── Exercise input ──

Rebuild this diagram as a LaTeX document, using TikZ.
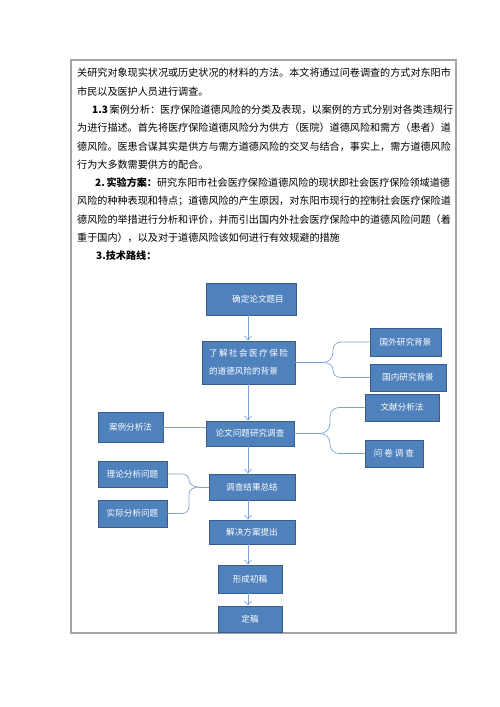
\documentclass[tikz,border=0pt]{standalone}
\usepackage{fontspec}
\newfontfamily\cjk{Noto Sans CJK SC}
\usepackage{tikz}
\usetikzlibrary{arrows.meta}

\definecolor{boxblue}{RGB}{79,129,189}
\definecolor{boxedge}{RGB}{56,93,138}
\definecolor{linkblue}{RGB}{125,163,212}
\definecolor{framegray}{RGB}{165,165,165}

\tikzset{
  bodyline/.style={anchor=base west, inner sep=0pt, font=\cjk\fontsize{10.1}{18}\selectfont},
  flowbox/.style={draw=boxedge, line width=0.8pt, fill=boxblue, text=white, inner sep=1pt, font=\cjk\fontsize{8.6}{18}\selectfont},
  link/.style={draw=linkblue, line width=0.7pt},
  flowarrow/.style={link, -{Straight Barb[length=4pt,width=7pt]}}
}

\begin{document}
\begin{tikzpicture}[x=1pt,y=-1pt]
            \useasboundingbox (0,0) rectangle (500,707);
            \draw[framegray, line width=1.2pt] (71,60) rectangle (456,633);
            % text above the chart
            \node[bodyline] (line1) at (77,76.8) {关研究对象现实状况或历史状况的材料的方法。本文将通过问卷调查的方式对东阳市};
            \node[bodyline] (line2) at (77,95.1) {市民以及医护人员进行调查。};
            \node[bodyline] (line3) at (92,113.4) {\textbf{1.3}\,案例分析：医疗保险道德风险的分类及表现，以案例的方式分别对各类违规行};
            \node[bodyline] (line4) at (77,131.7) {为进行描述。首先将医疗保险道德风险分为供方（医院）道德风险和需方（患者）道};
            \node[bodyline] (line5) at (77,150) {德风险。医患合谋其实是供方与需方道德风险的交叉与结合，事实上，需方道德风险};
            \node[bodyline] (line6) at (77,168.3) {行为大多数需要供方的配合。};
            \node[bodyline] (line7) at (95,186.6) {\textbf{2.\,实验方案：}研究东阳市社会医疗保险道德风险的现状即社会医疗保险领域道德};
            \node[bodyline] (line8) at (77,204.9) {风险的种种表现和特点；道德风险的产生原因，对东阳市现行的控制社会医疗保险道};
            \node[bodyline] (line9) at (77,223.2) {德风险的举措进行分析和评价，并而引出国内外社会医疗保险中的道德风险问题（着};
            \node[bodyline] (line10) at (77,241.5) {重于国内），以及对于道德风险该如何进行有效规避的措施};
            \node[bodyline] (line11) at (96,259.8) {\textbf{3.技术路线：}};
            % flow chart
            \coordinate (spine) at (248,0);
            \node[flowbox, minimum width=90pt, minimum height=32pt] (topic) at (251,299) {\hspace{14pt}确定论文题目};
            \node[flowbox, minimum width=93pt, minimum height=43pt, align=left] (background) at (248.5,362.5) {了\,解\,社\,会\,医\,疗\,保\,险\\的道德风险的背景};
            \node[flowbox, minimum width=71pt, minimum height=28pt] (abroad) at (405.5,342) {国外研究背景};
            \node[flowbox, minimum width=76pt, minimum height=27pt] (domestic) at (408,377.5) {国内研究背景};
            \node[flowbox, minimum width=74pt, minimum height=27pt] (literature) at (402,407.5) {文献分析法};
            \node[flowbox, minimum width=88pt, minimum height=25pt] (survey) at (250,433.5) {论文问题研究调查};
            \node[flowbox, minimum width=65pt, minimum height=30pt] (cases) at (130.5,427) {案例分析法};
            \node[flowbox, minimum width=58pt, minimum height=27pt] (questionnaire) at (394,453.5) {问\ 卷\ 调\ 查};
            \node[flowbox, minimum width=69pt, minimum height=26pt] (theory) at (132.5,474) {理论分析问题};
            \node[flowbox, minimum width=86pt, minimum height=26pt] (summary) at (252,487) {调查结果总结};
            \node[flowbox, minimum width=69pt, minimum height=27pt] (practice) at (132.5,513.5) {实际分析问题};
            \node[flowbox, minimum width=86pt, minimum height=24pt] (solution) at (252,532) {解决方案提出};
            \node[flowbox, minimum width=64pt, minimum height=28pt] (draft) at (250,579) {形成初稿};
            \node[flowbox, minimum width=64pt, minimum height=26pt] (final) at (250,619) {定稿};
            % main arrows
            \draw[flowarrow] (topic.south -| spine) -- (background.north -| spine);
            \draw[flowarrow] (background.south -| spine) -- (survey.north -| spine);
            \draw[flowarrow] (survey.south -| spine) -- (summary.north -| spine);
            \draw[flowarrow] (summary.south -| spine) -- (solution.north -| spine);
            \draw[flowarrow] (solution.south -| spine) -- (draft.north -| spine);
            \draw[flowarrow] (draft.south -| spine) -- (final.north -| spine);
            % braces
            \coordinate (forkA) at (323,362.5);
            \draw[link] (background.east) -- (forkA);
            \draw[link] (forkA) to[out=0,in=-90] ++(10,-10) -- ++(0,-3) to[out=90,in=180] ++(8,-7.5) -- (abroad.west);
            \draw[link] (forkA) to[out=0,in=90] ++(10,7) -- ++(0,1) to[out=-90,in=180] ++(8,7) -- (domestic.west);
            \coordinate (forkB) at (320,433.5);
            \draw[link] (survey.east) -- (forkB);
            \draw[link] (forkB) to[out=0,in=-90] ++(10,-10) -- ++(0,-7) to[out=90,in=180] ++(9,-9) -- (literature.west);
            \draw[link] (forkB) to[out=0,in=90] ++(10,10) -- ++(0,1) to[out=-90,in=180] ++(9,9) -- (questionnaire.west);
            \coordinate (forkC) at (199,487);
            \draw[link] (summary.west) -- (forkC);
            \draw[link] (forkC) to[out=180,in=-90] ++(-10,-7) to[out=90,in=0] ++(-7,-6) -- (theory.east);
            \draw[link] (forkC) to[out=180,in=90] ++(-10,7) -- ++(0,12.5) to[out=-90,in=0] ++(-7,7) -- (practice.east);
            \draw[link] (cases.east) -- (cases.east -| survey.west);
        \end{tikzpicture}
\end{document}
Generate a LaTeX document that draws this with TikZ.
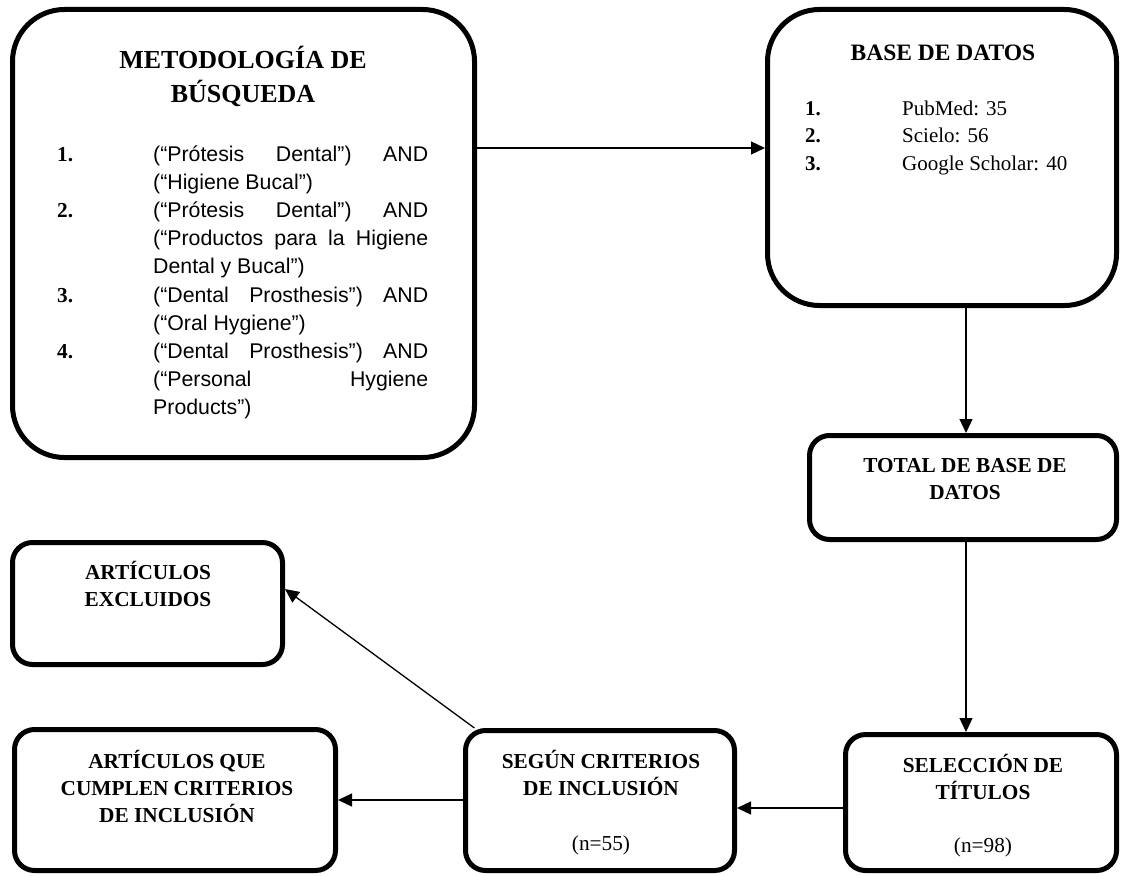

───

Directions = Without including any pictures, output all the entries above exactly.

Full solution =
Rebuild this diagram as a LaTeX document, using TikZ.
\documentclass[tikz,border=0pt]{standalone}
\usepackage{fontspec}
\newfontfamily\cjk{Noto Sans CJK SC}
\usepackage{tikz}
\usetikzlibrary{arrows.meta}

\definecolor{boxblue}{RGB}{79,129,189}
\definecolor{boxedge}{RGB}{56,93,138}
\definecolor{linkblue}{RGB}{125,163,212}
\definecolor{framegray}{RGB}{165,165,165}

\tikzset{
  bodyline/.style={anchor=base west, inner sep=0pt, font=\cjk\fontsize{10.1}{18}\selectfont},
  flowbox/.style={draw=boxedge, line width=0.8pt, fill=boxblue, text=white, inner sep=1pt, font=\cjk\fontsize{8.6}{18}\selectfont},
  link/.style={draw=linkblue, line width=0.7pt},
  flowarrow/.style={link, -{Straight Barb[length=4pt,width=7pt]}}
}

\begin{document}
\begin{tikzpicture}[x=1pt,y=-1pt]
            \useasboundingbox (0,0) rectangle (500,707);
            \draw[framegray, line width=1.2pt] (71,60) rectangle (456,633);
            % text above the chart
            \node[bodyline] (line1) at (77,76.8) {关研究对象现实状况或历史状况的材料的方法。本文将通过问卷调查的方式对东阳市};
            \node[bodyline] (line2) at (77,95.1) {市民以及医护人员进行调查。};
            \node[bodyline] (line3) at (92,113.4) {\textbf{1.3}\,案例分析：医疗保险道德风险的分类及表现，以案例的方式分别对各类违规行};
            \node[bodyline] (line4) at (77,131.7) {为进行描述。首先将医疗保险道德风险分为供方（医院）道德风险和需方（患者）道};
            \node[bodyline] (line5) at (77,150) {德风险。医患合谋其实是供方与需方道德风险的交叉与结合，事实上，需方道德风险};
            \node[bodyline] (line6) at (77,168.3) {行为大多数需要供方的配合。};
            \node[bodyline] (line7) at (95,186.6) {\textbf{2.\,实验方案：}研究东阳市社会医疗保险道德风险的现状即社会医疗保险领域道德};
            \node[bodyline] (line8) at (77,204.9) {风险的种种表现和特点；道德风险的产生原因，对东阳市现行的控制社会医疗保险道};
            \node[bodyline] (line9) at (77,223.2) {德风险的举措进行分析和评价，并而引出国内外社会医疗保险中的道德风险问题（着};
            \node[bodyline] (line10) at (77,241.5) {重于国内），以及对于道德风险该如何进行有效规避的措施};
            \node[bodyline] (line11) at (96,259.8) {\textbf{3.技术路线：}};
            % flow chart
            \coordinate (spine) at (248,0);
            \node[flowbox, minimum width=90pt, minimum height=32pt] (topic) at (251,299) {\hspace{14pt}确定论文题目};
            \node[flowbox, minimum width=93pt, minimum height=43pt, align=left] (background) at (248.5,362.5) {了\,解\,社\,会\,医\,疗\,保\,险\\的道德风险的背景};
            \node[flowbox, minimum width=71pt, minimum height=28pt] (abroad) at (405.5,342) {国外研究背景};
            \node[flowbox, minimum width=76pt, minimum height=27pt] (domestic) at (408,377.5) {国内研究背景};
            \node[flowbox, minimum width=74pt, minimum height=27pt] (literature) at (402,407.5) {文献分析法};
            \node[flowbox, minimum width=88pt, minimum height=25pt] (survey) at (250,433.5) {论文问题研究调查};
            \node[flowbox, minimum width=65pt, minimum height=30pt] (cases) at (130.5,427) {案例分析法};
            \node[flowbox, minimum width=58pt, minimum height=27pt] (questionnaire) at (394,453.5) {问\ 卷\ 调\ 查};
            \node[flowbox, minimum width=69pt, minimum height=26pt] (theory) at (132.5,474) {理论分析问题};
            \node[flowbox, minimum width=86pt, minimum height=26pt] (summary) at (252,487) {调查结果总结};
            \node[flowbox, minimum width=69pt, minimum height=27pt] (practice) at (132.5,513.5) {实际分析问题};
            \node[flowbox, minimum width=86pt, minimum height=24pt] (solution) at (252,532) {解决方案提出};
            \node[flowbox, minimum width=64pt, minimum height=28pt] (draft) at (250,579) {形成初稿};
            \node[flowbox, minimum width=64pt, minimum height=26pt] (final) at (250,619) {定稿};
            % main arrows
            \draw[flowarrow] (topic.south -| spine) -- (background.north -| spine);
            \draw[flowarrow] (background.south -| spine) -- (survey.north -| spine);
            \draw[flowarrow] (survey.south -| spine) -- (summary.north -| spine);
            \draw[flowarrow] (summary.south -| spine) -- (solution.north -| spine);
            \draw[flowarrow] (solution.south -| spine) -- (draft.north -| spine);
            \draw[flowarrow] (draft.south -| spine) -- (final.north -| spine);
            % braces
            \coordinate (forkA) at (323,362.5);
            \draw[link] (background.east) -- (forkA);
            \draw[link] (forkA) to[out=0,in=-90] ++(10,-10) -- ++(0,-3) to[out=90,in=180] ++(8,-7.5) -- (abroad.west);
            \draw[link] (forkA) to[out=0,in=90] ++(10,7) -- ++(0,1) to[out=-90,in=180] ++(8,7) -- (domestic.west);
            \coordinate (forkB) at (320,433.5);
            \draw[link] (survey.east) -- (forkB);
            \draw[link] (forkB) to[out=0,in=-90] ++(10,-10) -- ++(0,-7) to[out=90,in=180] ++(9,-9) -- (literature.west);
            \draw[link] (forkB) to[out=0,in=90] ++(10,10) -- ++(0,1) to[out=-90,in=180] ++(9,9) -- (questionnaire.west);
            \coordinate (forkC) at (199,487);
            \draw[link] (summary.west) -- (forkC);
            \draw[link] (forkC) to[out=180,in=-90] ++(-10,-7) to[out=90,in=0] ++(-7,-6) -- (theory.east);
            \draw[link] (forkC) to[out=180,in=90] ++(-10,7) -- ++(0,12.5) to[out=-90,in=0] ++(-7,7) -- (practice.east);
            \draw[link] (cases.east) -- (cases.east -| survey.west);
        \end{tikzpicture}
\end{document}
Generate a LaTeX document that draws this with TikZ.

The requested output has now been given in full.